Overview
This script automates the integration of Principal Component (PC) data from a CSV file into a TXT file, ensuring that each date in the TXT file is appropriately matched with the PC values based on quarterly financial report dates. It is designed to handle datasets where companies report data on different dates, dynamically matching and appending Principal Component 1 and 2 values to the TXT file. Features
Dynamic Date Matching: Ensures that each row in the TXT file is assigned the correct Principal Component data based on the corresponding company's financial report release date.
Flexible File Selection: Allows users to select the TXT and CSV files through a graphical file dialog.
Automated Data Integration: Reads, processes, and appends new columns (Principal Component 1 and 2) to the TXT file.
Version Control: Generates a new, timestamped TXT file to preserve the original data.

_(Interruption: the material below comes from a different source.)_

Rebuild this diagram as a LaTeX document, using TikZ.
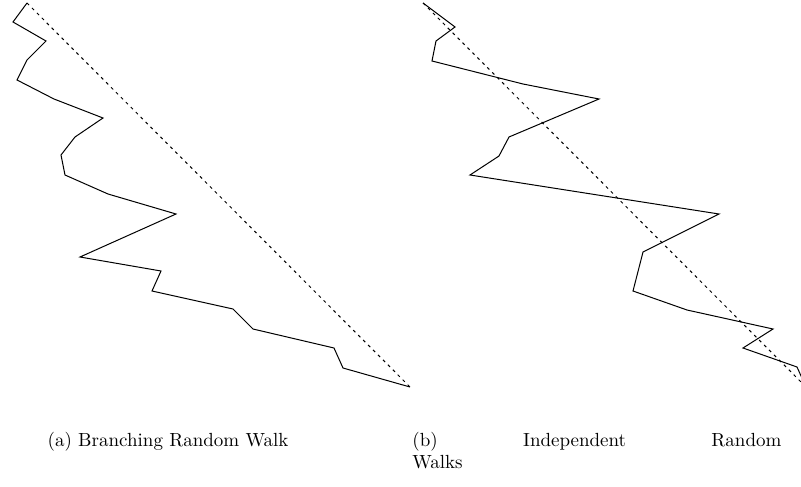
\documentclass[tikz,border=0pt]{standalone}
\begin{document}
\begin{tikzpicture}[x=0.5pt,y=-0.5pt,
  walk/.style={line width=0.5pt,line join=miter},
  trend/.style={line width=0.5pt,dash pattern=on 1.5pt off 2pt},
  captxt/.style={inner sep=0pt,font=\fontsize{9.5}{11}\selectfont}]
\useasboundingbox (0,0) rectangle (801,486);
\begin{scope}
\clip (0,0) rectangle (801,486);
% (a) branching random walk
\coordinate (a0) at (27,3);
\coordinate (aN) at (410,387);
\draw[walk] (a0) -- (13,22) -- (46,41) -- (27,60) -- (17,80) -- (54,99)
  -- (103,118) -- (75,137) -- (61,155) -- (65,175) -- (108,194)
  -- (176,214) -- (80,257) -- (161,271) -- (152,291) -- (233,309)
  -- (253,329) -- (334,348) -- (343,368) -- (aN);
\draw[trend] (a0) -- (aN);
% (b) independent random walks
\coordinate (b0) at (423,3);
\coordinate (bN) at (806,387);
\draw[walk] (b0) -- (455,27) -- (436,41) -- (432,61) -- (523,84)
  -- (599,99) -- (509,137) -- (499,156) -- (470,175) -- (719,214)
  -- (643,252) -- (633,291) -- (687,310) -- (773,329) -- (743,348)
  -- (797,367) -- (bN);
\draw[trend] (b0) -- (bN);
\end{scope}
% captions
\node[captxt,anchor=base] (capa) at (168,446) {(a) Branching Random Walk};
\node[captxt,anchor=base west] (capb1) at (412,446)
  {\makebox[184.5pt][s]{(b)\hfill Independent\hfill Random}};
\node[captxt,anchor=base west] (capb2) at (412,468) {Walks};
\end{tikzpicture}
\end{document}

Sorted Results: The updated TXT file is sorted by date in descending order for consistency.
How It Works
Input Files:
TXT File: Contains dates and other data to which the Principal Components will be added.
CSV File: Contains dates and corresponding Principal Component 1 and 2 values. Dates in the CSV are assumed to be in descending order.
Process:
The script reads the CSV file, extracts and sorts the Principal Component data.
For each date in the TXT file:
If the date corresponds to a financial report period, the PC values from the CSV are appended.
If the date falls outside the report range, placeholders ("None") are added.
New dates from the CSV file that do not exist in the TXT file are appended with their respective PC values.
Output:
A new TXT file is generated with the additional columns for Principal Component 1 and 2, ensuring data integrity and separation.
Usage Instructions
Run the Script:
Ensure you have Python installed with the required libraries (tkinter, csv, and datetime).
Execute the script using python AddComponents.py.
File Selection:
A dialog box will appear for selecting the TXT file. Choose the desired file.
A second dialog box will appear for selecting the CSV file. Choose the file containing Principal Component data.
Output File:
The script will generate a new TXT file in the same directory as the original file, with a timestamp in the filename (e.g., data_20241207_103015.txt).